Foreign Account Tax Compliance Act (“FATCA”)

February 10, 2012

On February 8, 2012, the Internal Revenue Service (“IRS”) issued proposed regulations which will implement the provisions of the Foreign Account Tax Compliance Act (“FATCA”).

FATCA was enacted in 2010 as part of the Hiring Incentives to Restore Employment Act. FATCA requires a “foreign financial institution” (“FFI”) to enter into an agreement with the IRS to report information about “financial accounts” held by U.S. taxpayers or by certain foreign entities in which U.S. taxpayers hold an ownership interest. For this purpose, an FFI includes an investment fund formed under the laws of a foreign country, and a “financial account” includes an equity interest in such an investment fund. If an FFI does not enter into such an agreement, the FFI will be subject to a 30% U.S. withholding tax on any “withholdable payment,” including U.S. source dividends and interest and proceeds from the sale of U.S. securities.

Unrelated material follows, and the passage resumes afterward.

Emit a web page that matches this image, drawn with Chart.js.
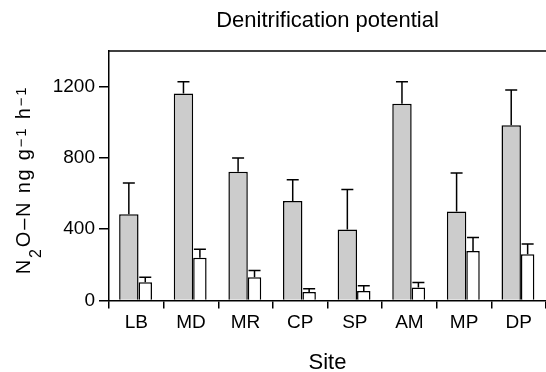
<!DOCTYPE html>
<html>
<head>
<meta charset="utf-8">
<script src="https://cdn.jsdelivr.net/npm/chart.js@4"></script>
<style>
  html, body { margin: 0; padding: 0; background: #fff; }
  #wrap { width: 546px; height: 372px; }
</style>
</head>
<body>
<div id="wrap"><canvas id="grafico"></canvas></div>
<script>
// dados
const sites = ["LB", "MD", "MR", "CP", "SP", "AM", "MP", "DP"];
const potencial = [484, 1162, 723, 558, 398, 1104, 500, 984];
const potencialErro = [175, 66, 77, 120, 225, 124, 215, 197];
const ambiente = [103, 240, 130, 47, 54, 73, 278, 259];
const ambienteErro = [28, 47, 39, 19, 29, 28, 75, 58];
const yTicks = [0, 400, 800, 1200];

Chart.defaults.font.family = "'Liberation Sans', Arial, sans-serif";
Chart.defaults.color = "#000";

// barras de erro (só para cima)
const errorBars = {
    id: "errorBars",
    afterDatasetsDraw(chart) {
        const ctx = chart.ctx;
        const y = chart.scales.y;
        chart.data.datasets.forEach((ds, i) => {
            const meta = chart.getDatasetMeta(i);
            meta.data.forEach((bar, j) => {
                const top = y.getPixelForValue(ds.data[j] + ds.errors[j]);
                ctx.save();
                ctx.strokeStyle = "#000";
                ctx.lineWidth = 1.5;
                ctx.beginPath();
                ctx.moveTo(bar.x, bar.y);
                ctx.lineTo(bar.x, top);
                ctx.moveTo(bar.x - 6, top);
                ctx.lineTo(bar.x + 6, top);
                ctx.stroke();
                ctx.restore();
            });
        });
    }
};

// linha de cima + título do eixo y com sub/sobrescritos
const extras = {
    id: "extras",
    afterDraw(chart) {
        const ctx = chart.ctx;
        const area = chart.chartArea;
        ctx.save();
        ctx.strokeStyle = "#000";
        ctx.lineWidth = 1.5;
        ctx.beginPath();
        ctx.moveTo(area.left - 0.75, area.top);
        ctx.lineTo(chart.width, area.top);
        ctx.stroke();
        ctx.restore();

        const size = 20;
        const sub = 16;
        const sup = 15;
        const gap = 1.8;
        const parts = [
            { t: "N", s: 0 },
            { t: "2", s: -1 },
            { t: "O\u2013N ng g", s: 0 },
            { t: "\u22121", s: 1 },
            { t: " h", s: 0 },
            { t: "\u22121", s: 1 }
        ];
        const fam = Chart.defaults.font.family;
        ctx.save();
        const glyphs = [];
        let total = 0;
        parts.forEach(p => {
            const fs = p.s === 0 ? size : (p.s < 0 ? sub : sup);
            ctx.font = fs + "px " + fam;
            let dy = 0;
            if (p.s === -1) dy = 11;
            if (p.s === 1) dy = -(size - sup) * 0.72;
            for (const ch of p.t) {
                const w = ctx.measureText(ch).width;
                glyphs.push({ ch, fs, dy, x: total });
                total += w + gap;
            }
        });
        total -= gap;
        ctx.translate(30, (area.top + area.bottom) / 2 + 5);
        ctx.rotate(-Math.PI / 2);
        ctx.fillStyle = "#000";
        ctx.textBaseline = "alphabetic";
        glyphs.forEach(g => {
            ctx.font = g.fs + "px " + fam;
            ctx.fillText(g.ch, g.x - total / 2, g.dy);
        });
        ctx.restore();
    }
};

new Chart(document.getElementById("grafico"), {
    type: "bar",
    data: {
        labels: sites,
        datasets: [
            {
                label: "Potencial",
                data: potencial,
                errors: potencialErro,
                backgroundColor: "#cccccc",
                borderColor: "#000",
                borderWidth: 1.5,
                categoryPercentage: 0.547,
                barPercentage: 1.3
            },
            {
                label: "Ambiente",
                data: ambiente,
                errors: ambienteErro,
                backgroundColor: "#ffffff",
                borderColor: "#000",
                borderWidth: 1.5,
                categoryPercentage: 0.656,
                barPercentage: 0.75
            }
        ]
    },
    options: {
        responsive: true,
        maintainAspectRatio: false,
        animation: false,
        layout: { padding: { left: 0, right: -2, top: 0, bottom: 0 } },
        plugins: {
            legend: { display: false },
            tooltip: { enabled: false },
            title: {
                display: true,
                text: "Denitrification potential",
                fullSize: false,
                color: "#000",
                font: { size: 22, weight: "normal", lineHeight: 1.2 },
                padding: { top: 8, bottom: 16.6 }
            }
        },
        scales: {
            x: {
                ticks: { color: "#000", font: { size: 19 }, padding: 3 },
                grid: { drawOnChartArea: false, tickLength: 8, color: "#000", lineWidth: 1.5, offset: true },
                border: { color: "#000", width: 1.5 },
                title: {
                    display: true,
                    text: "Site",
                    color: "#000",
                    font: { size: 22, lineHeight: 1 },
                    padding: { top: 0, bottom: -2 }
                },
                afterFit: s => { s.height = 71.5; }
            },
            y: {
                min: 0,
                max: 1400,
                ticks: {
                    stepSize: 400,
                    color: "#000",
                    font: { size: 19 },
                    padding: 4,
                    callback: v => String(v)
                },
                grid: { drawOnChartArea: false, tickLength: 10, color: "#000", lineWidth: 1.5 },
                border: { color: "#000", width: 1.5 },
                afterBuildTicks: s => { s.ticks = s.ticks.filter(t => yTicks.includes(t.value)); },
                afterFit: s => { s.width = 109; }
            }
        }
    },
    plugins: [errorBars, extras]
});
</script>
</body>
</html>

The FATCA withholding provisions are effective for payments made to an FFI after December 31, 2013.

In order to avoid the FATCA withholding tax, a participating FFI must enter into an agreement with the IRS to identify accounts held by U.S. taxpayers, report certain information to the IRS regarding such accounts, and withhold tax on certain payments to non-participating FFIs and account holders who are unwilling to provide the required information. Registration will take place through an online system that is expected to become available by January 1, 2013.

The proposed regulations issued on February 8 provide a process for U.S. account identification, information reporting, and withholding requirements for FFIs. We will be providing a more detailed memorandum discussing the impact of these regulations on our investment fund clients and outlining the steps that should be taken to comply with the regulations.